For several years now, I’ve tried living my life by one rule: feeling fulfilled.
It was a Friday evening and the other reporters were gone. My editor was fixing his dinner when I stopped by to say goodnight, wrapping up my first week as a full-time reporter.
“Do you feel fulfilled?” he asked between bites of meatloaf and mashed potatoes, which smelled incredible.
I wasn’t sure how to respond because I didn’t understand the question.
“What do you mean? I don’t follow,” I responded.
“At the end of each day this week, have you felt like the work you’ve done mattered? When you go home and go to bed, do you feel rewarded? Gratified?”
I thought for a moment.
The apartment complex fire that happened mere hours before I started my new gig led to me waking up to about 10 texts from the editor as he updated me on what I had to do the next day, a capital murder trial and a meeting about trees (which no matter the community, is a hot-button issue).
All of that right from the start.
“Absolutely,” I said. “This is my dream job. I always wanted to be a reporter.”
Relative chaos ensued for months after I started, but it was a great team.
It was a newspaper that published six days a week and there were only a few of us in the newsroom.
My first day there, the editor and two other reporters took me on a “family lunch.” It was a cute cafe in the town, and it was a tradition each time someone new joined the team, or left.
I ordered the tuna salad sandwich on a croissant. There was a lot of cucumber on the sandwich.
When I left that newspaper, we talked the sports reporter into joining us at a hot dog restaurant down the street. He dared me to try one slathered with peanut butter and jelly. The deal was I just had to try it. They used Texas toast for buns.
It was amazing.
As I figured out my way professionally, I began testing the waters with baking and cooking.
Until that point on my career path and in the kitchen, I was a little timid.
But, as that editor pointed out my first week on the job, I needed to feel fulfilled. That should translate into culinary arts, too, right?
During a random conversation one day months later, the editor asked if I’d make a hummingbird cake. A few months before, I happened to come across that recipe.
An incredibly sweet, three-layer cake with pineapple, banana and spices, it’s topped with a cream cheese frosting.
“Sure, I can make it.”
Just like diving head-first into a new career with national headlining stories, here was another challenge accepted.

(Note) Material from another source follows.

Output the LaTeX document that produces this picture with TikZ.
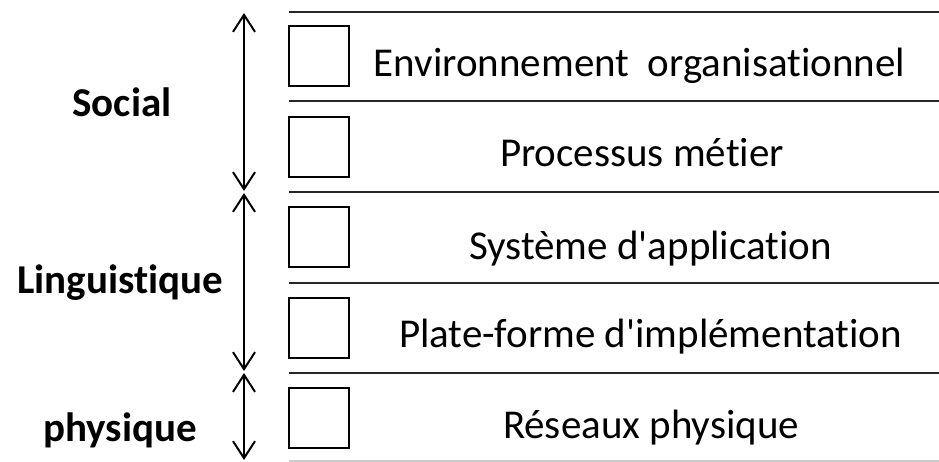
\documentclass[tikz,border=0pt]{standalone}
\usepackage{fontspec}
\setmainfont{Carlito}[Ligatures={NoCommon,TeXOff}]
\usetikzlibrary{arrows.meta}
\begin{document}
\begin{tikzpicture}[x=1pt,y=-1pt,
  rule/.style={line width=2pt, black!85},
  cell/.style={draw, line width=2pt, minimum width=60pt, minimum height=60pt, inner sep=0pt},
  layer/.style={anchor=base, font=\fontsize{41}{48}\selectfont, inner sep=0pt},
  group/.style={anchor=base, font=\fontsize{41}{48}\selectfont\bfseries, inner sep=0pt},
  span/.style={line width=2pt, {Straight Barb[length=17pt,width=22pt]}-{Straight Barb[length=17pt,width=22pt]}}
]
\useasboundingbox (0,0) rectangle (939,462);

% layer separators
\foreach \y/\n in {12/0,101/1,192/2,283/3,373/4}{
  \coordinate (l\n) at (289,\y);
  \coordinate (r\n) at (939,\y);
  \draw[rule] (l\n) -- (r\n);
}
\coordinate (l5) at (289,461);
\coordinate (r5) at (939,461);
\draw[line width=2pt, black!20] (l5) -- (r5);

% check boxes
\node[cell] (c1) at (319,56.5) {};
\node[cell] (c2) at (319,147.5) {};
\node[cell] (c3) at (319,237.5) {};
\node[cell] (c4) at (319,327.5) {};
\node[cell] (c5) at (319,418) {};

% layer names
\node[layer] (t1) at (639.5,76.7) {Environnement\ \ organisationnel};
\node[layer] (t2) at (642,166.7) {Processus métier};
\node[layer] (t3) at (650.5,260) {Système d'application};
\node[layer] (t4) at (650.5,347) {Plate-forme d'implémentation};
\node[layer] (t5) at (651,438) {Réseaux physique};

% groups
\node[group] (g1) at (122,117) {Social};
\node[group] (g2) at (120,293) {Linguistique};
\node[group] (g3) at (120,441) {physique};

% group spans
\coordinate (a1) at (244,13);
\coordinate (a2) at (244,191);
\coordinate (b1) at (244,193);
\coordinate (b2) at (244,371);
\coordinate (p1) at (244,373);
\coordinate (p2) at (244,460);
\draw[span] (a1) -- (a2);
\draw[span] (b1) -- (b2);
\draw[span] (p1) -- (p2);
\end{tikzpicture}
\end{document}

Believe me when I say it was an absolute mess to look at.
It was delicious, though.
I did make the cake a couple more times in that newsroom and haven’t made it since.
Give it a try and I guarantee it’ll give you a feeling of fulfillment when you’re all done and marvel at the finished, delicious dessert.
Share your favorite recipes and memories with Features Editor Ashley Fox at afox@tribtoday.com.
Hummingbird Cake
For the sponge:
3 cups all-purpose flour
2 teaspoons baking powder
1 teaspoon salt
1 teaspoon ground cinnamon
2 cups granulated sugar
3 eggs
1 cup vegetable oil
1 16-ounce can crushed pineapple with juice
4 large, very ripe bananas, mashed
2 teaspoons vanilla extract
1 cup pecans
For the frosting:
1 1/4 cups butter, room temperature
5 cups powdered sugar
2 1/2 teaspoons vanilla extract
1/2 teaspoon salt
20 ounces cream cheese, chilled and cut into pieces
Sponge:
Preheat your oven to 350 degrees.
Grease three 8-inch cake pans, or two 9-inch pans.
In a saucepan, drain the pineapple. Cook over a medium heat for about 5 minutes, then set aside. (It should reduce.) Set the flesh pineapple aside.
In a bowl, combine flour, baking powder, baking soda, cinnamon and salt.
In another bowl, combine sugar and eggs, then oil.
Stir in bananas, pecans, vanilla, drained pineapple flesh and reduced pineapple juice. Stir until it’s just combined.
Divide the batter between the cake pans.
Bake 35 minutes (maybe a little longer depending on your oven).
Cool completely.
Frosting:
Beat butter, sugar, vanilla and salt until smooth. Continue beating while adding cream cheese pieces until smooth.
Assemble your cake, generously frosting each layer.